> _GIVEN DATA_:
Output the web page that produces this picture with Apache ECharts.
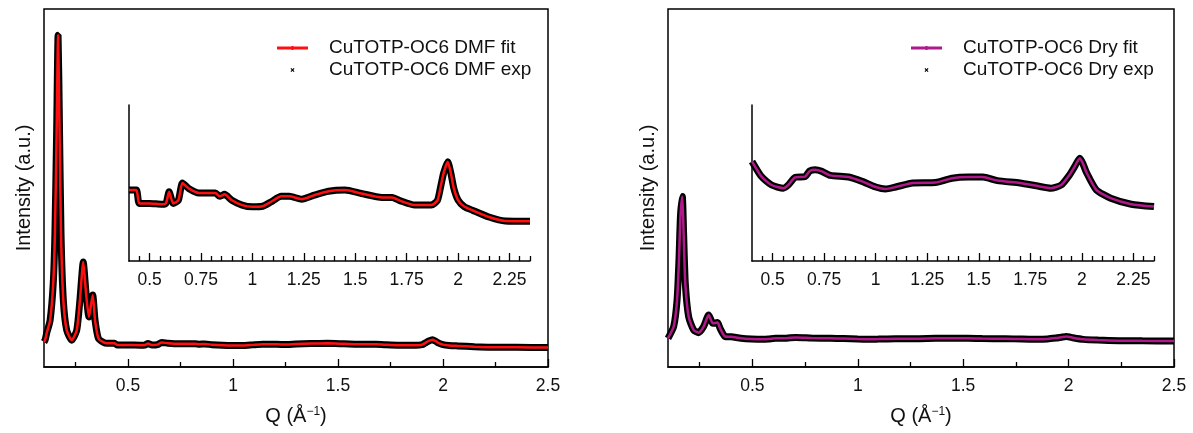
<!DOCTYPE html>
<html>
<head>
<meta charset="utf-8">
<title>CuTOTP-OC6 scattering</title>
<script src="https://cdn.jsdelivr.net/npm/echarts@6.0.0/dist/echarts.min.js"></script>
<style>
  html, body { margin: 0; padding: 0; background: #fff; }
  #chart { width: 1193px; height: 433px; }
</style>
</head>
<body>
<div id="chart"></div>
<script>
// Q (1/Å) and intensity (a.u., main frame runs 0-100)
var dmfQ = [0.100, 0.105, 0.113, 0.129, 0.144, 0.152, 0.160, 0.167, 0.173, 0.181, 0.192, 0.208, 0.232, 0.256, 0.271, 0.287,
    0.300, 0.314, 0.332, 0.343, 0.359, 0.380, 0.400, 0.436, 0.450, 0.500, 0.560, 0.580, 0.595, 0.615, 0.640, 0.660,
    0.690, 0.740, 0.820, 0.840, 0.865, 0.900, 0.950, 1.000, 1.050, 1.090, 1.140, 1.180, 1.240, 1.300, 1.370, 1.450,
    1.530, 1.630, 1.680, 1.720, 1.790, 1.870, 1.900, 1.915, 1.930, 1.950, 1.965, 1.980, 2.000, 2.030, 2.070, 2.150,
    2.230, 2.350, 2.500];
var dmfI = [7.0, 7.5, 9.5, 13, 23.4, 37.4, 65, 92.7, 70, 37.4, 18.7, 10.3, 7.5, 10.3, 18.7, 29.3,
    20.7, 14, 20.1, 13.1, 8, 7.0, 6.6, 6.6, 6.13, 6.13, 6.1, 6.14, 6.54, 6.13, 6.24, 6.85,
    6.66, 6.5, 6.5, 6.38, 6.45, 6.24, 6.07, 6.01, 6.03, 6.18, 6.38, 6.38, 6.28, 6.42, 6.56, 6.6,
    6.48, 6.34, 6.34, 6.22, 6.07, 6.07, 6.24, 6.7, 7.2, 7.6, 7.2, 6.65, 6.25, 6.02, 5.89, 5.65,
    5.51, 5.5, 5.45];

var dryQ = [0.100, 0.127, 0.143, 0.152, 0.159, 0.168, 0.174, 0.182, 0.198, 0.222, 0.245, 0.269, 0.293, 0.313, 0.335, 0.347,
    0.371, 0.400, 0.446, 0.495, 0.552, 0.576, 0.609, 0.658, 0.680, 0.706, 0.739, 0.780, 0.869, 0.934, 1.000, 1.048,
    1.097, 1.180, 1.290, 1.370, 1.450, 1.520, 1.590, 1.700, 1.780, 1.850, 1.900, 1.940, 1.965, 1.990, 2.005, 2.020,
    2.070, 2.140, 2.240, 2.350, 2.500];
var dryI = [8.0, 11.3, 18.7, 29.9, 42, 47.6, 37.3, 23.4, 14, 10.3, 9.6, 11.3, 14.5, 12.2, 12.4, 10.8,
    8.5, 8.43, 8.05, 7.84, 7.76, 7.84, 8.03, 8.05, 8.19, 8.22, 8.18, 8.08, 8.04, 7.93, 7.79, 7.74,
    7.79, 7.89, 7.90, 8.01, 8.04, 8.04, 7.95, 7.89, 7.82, 7.76, 7.84, 8.09, 8.3, 8.51, 8.38, 8.18,
    7.72, 7.51, 7.36, 7.30, 7.25];

var mainTicks = [0.5, 1, 1.5, 2, 2.5];
var mainMinorTicks = [0.25, 0.75, 1.25, 1.75, 2.25];
var insetTicks = [0.5, 0.75, 1, 1.25, 1.5, 1.75, 2, 2.25];
var insetMinorTicks = [0.45, 0.55, 0.6, 0.65, 0.7, 0.8, 0.85, 0.9, 0.95, 1.05, 1.1, 1.15, 1.2, 1.3, 1.35, 1.4, 1.45,
    1.55, 1.6, 1.65, 1.7, 1.8, 1.85, 1.9, 1.95, 2.05, 2.1, 2.15, 2.2, 2.3, 2.35];

var dmfNames = ['CuTOTP-OC6 DMF fit', 'CuTOTP-OC6 DMF exp'];
var dryNames = ['CuTOTP-OC6 Dry fit', 'CuTOTP-OC6 Dry exp'];

(function() {
    var font = '"Liberation Sans", Arial, sans-serif';
    var ink = '#111';
    var fitIcon = 'path://M0,0.6H31V3.4H0Z M14.5,0H16.5V4H14.5Z';
    var expIcon = 'path://M0,1L1,0L5,4L4,5Z M4,0L5,1L1,5L0,4Z';

    function pairs(q, v) {
        return q.map(function(x, i) { return [x, v[i]]; });
    }

    // inset only shows 0.4 - 2.35
    function insetPart(d) {
        return d.filter(function(p) { return p[0] >= 0.4 && p[0] <= 2.35; });
    }

    function tickAxis(grid, min, max, ticks, len, labels, name) {
        var ax = {
            gridIndex: grid, type: 'value', min: min, max: max, position: 'bottom',
            axisLine: { show: labels, onZero: false, lineStyle: { color: '#000', width: 1.5 } },
            axisTick: { inside: true, length: len, customValues: ticks, lineStyle: { color: '#000', width: 1.3 } },
            axisLabel: labels ? { customValues: ticks, margin: 10, fontSize: 17.5, color: ink, fontFamily: font } : { show: false },
            splitLine: { show: false }
        };
        if (name) {
            ax.name = 'Q (Å{sup|−1})';
            ax.nameLocation = 'middle';
            ax.nameGap = 39;
            ax.nameTextStyle = {
                fontSize: 20, color: ink, fontFamily: font,
                rich: { sup: { fontSize: 12, color: ink, fontFamily: font, verticalAlign: 'top' } }
            };
        }
        return ax;
    }

    function mainY(grid) {
        return {
            gridIndex: grid, type: 'value', min: 0, max: 100,
            axisLine: { show: false }, axisTick: { show: false }, axisLabel: { show: false }, splitLine: { show: false },
            name: 'Intensity (a.u.)', nameLocation: 'middle', nameGap: 10,
            nameTextStyle: { fontSize: 20, color: ink, fontFamily: font }
        };
    }

    function insetY(grid, min, max) {
        return {
            gridIndex: grid, type: 'value', min: min, max: max,
            axisLine: { show: true, onZero: false, lineStyle: { color: '#000', width: 1.5 } },
            axisTick: { show: false }, axisLabel: { show: false }, splitLine: { show: false }
        };
    }

    function line(name, xi, yi, data, color, width) {
        return {
            name: name, type: 'line', xAxisIndex: xi, yAxisIndex: yi, data: data,
            showSymbol: false, smooth: 0.2, clip: true, silent: true,
            color: color, itemStyle: { color: color },
            lineStyle: { color: color, width: width }
        };
    }

    function legend(names, left) {
        return {
            data: [{ name: names[0], icon: fitIcon }, { name: names[1], icon: expIcon }],
            left: left, top: 32, orient: 'vertical',
            itemWidth: 31, itemHeight: 4, itemGap: 0, selectedMode: false,
            textStyle: { fontSize: 19, fontFamily: font, color: ink, lineHeight: 22, padding: [0, 0, 0, 16] }
        };
    }

    var dmf = pairs(dmfQ, dmfI);
    var dry = pairs(dryQ, dryI);
    var dmfInset = insetPart(dmf);
    var dryInset = insetPart(dry);
    var red = '#ff1010';
    var magenta = '#b0198a';

    option = {
        animation: false,
        backgroundColor: '#fff',
        grid: [
            { left: 44, top: 9, width: 504, height: 358, show: true, borderColor: '#000', borderWidth: 1.5 },
            { left: 129, top: 105, width: 401, height: 156 },
            { left: 668, top: 9, width: 506, height: 358, show: true, borderColor: '#000', borderWidth: 1.5 },
            { left: 752, top: 105, width: 402, height: 156 }
        ],
        legend: [legend(dmfNames, 272), legend(dryNames, 906)],
        xAxis: [
            tickAxis(0, 0.1, 2.5, mainTicks, 8, true, true),
            tickAxis(0, 0.1, 2.5, mainMinorTicks, 5, false),
            tickAxis(1, 0.4, 2.35, insetTicks, 8, true),
            tickAxis(1, 0.4, 2.35, insetMinorTicks, 5, false),
            tickAxis(2, 0.1, 2.5, mainTicks, 8, true, true),
            tickAxis(2, 0.1, 2.5, mainMinorTicks, 5, false),
            tickAxis(3, 0.4, 2.35, insetTicks, 8, true),
            tickAxis(3, 0.4, 2.35, insetMinorTicks, 5, false)
        ],
        yAxis: [mainY(0), insetY(1, 4.1, 9.6), mainY(2), insetY(3, 5.94, 9.84)],
        series: [
            line(dmfNames[1], 0, 0, dmf, '#000', 7),
            line(dmfNames[0], 0, 0, dmf, red, 2.5),
            line(dmfNames[1], 2, 1, dmfInset, '#000', 7),
            line(dmfNames[0], 2, 1, dmfInset, red, 2.5),
            line(dryNames[1], 4, 2, dry, '#000', 7),
            line(dryNames[0], 4, 2, dry, magenta, 2.5),
            line(dryNames[1], 6, 3, dryInset, '#000', 7),
            line(dryNames[0], 6, 3, dryInset, magenta, 2.5)
        ]
    };

    var chart = echarts.init(document.getElementById('chart'));
    chart.setOption(option);
})();
</script>
</body>
</html>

> _AIM OF THE TASK_: Return exactly what appears from the opening line of the material through the line with "5.51, 5.5, 5.45];", apart from the pictures.

> _ANSWER FOR THIS EXERCISE_:
Output the web page that produces this picture with Apache ECharts.
<!DOCTYPE html>
<html>
<head>
<meta charset="utf-8">
<title>CuTOTP-OC6 scattering</title>
<script src="https://cdn.jsdelivr.net/npm/echarts@6.0.0/dist/echarts.min.js"></script>
<style>
  html, body { margin: 0; padding: 0; background: #fff; }
  #chart { width: 1193px; height: 433px; }
</style>
</head>
<body>
<div id="chart"></div>
<script>
// Q (1/Å) and intensity (a.u., main frame runs 0-100)
var dmfQ = [0.100, 0.105, 0.113, 0.129, 0.144, 0.152, 0.160, 0.167, 0.173, 0.181, 0.192, 0.208, 0.232, 0.256, 0.271, 0.287,
    0.300, 0.314, 0.332, 0.343, 0.359, 0.380, 0.400, 0.436, 0.450, 0.500, 0.560, 0.580, 0.595, 0.615, 0.640, 0.660,
    0.690, 0.740, 0.820, 0.840, 0.865, 0.900, 0.950, 1.000, 1.050, 1.090, 1.140, 1.180, 1.240, 1.300, 1.370, 1.450,
    1.530, 1.630, 1.680, 1.720, 1.790, 1.870, 1.900, 1.915, 1.930, 1.950, 1.965, 1.980, 2.000, 2.030, 2.070, 2.150,
    2.230, 2.350, 2.500];
var dmfI = [7.0, 7.5, 9.5, 13, 23.4, 37.4, 65, 92.7, 70, 37.4, 18.7, 10.3, 7.5, 10.3, 18.7, 29.3,
    20.7, 14, 20.1, 13.1, 8, 7.0, 6.6, 6.6, 6.13, 6.13, 6.1, 6.14, 6.54, 6.13, 6.24, 6.85,
    6.66, 6.5, 6.5, 6.38, 6.45, 6.24, 6.07, 6.01, 6.03, 6.18, 6.38, 6.38, 6.28, 6.42, 6.56, 6.6,
    6.48, 6.34, 6.34, 6.22, 6.07, 6.07, 6.24, 6.7, 7.2, 7.6, 7.2, 6.65, 6.25, 6.02, 5.89, 5.65,
    5.51, 5.5, 5.45];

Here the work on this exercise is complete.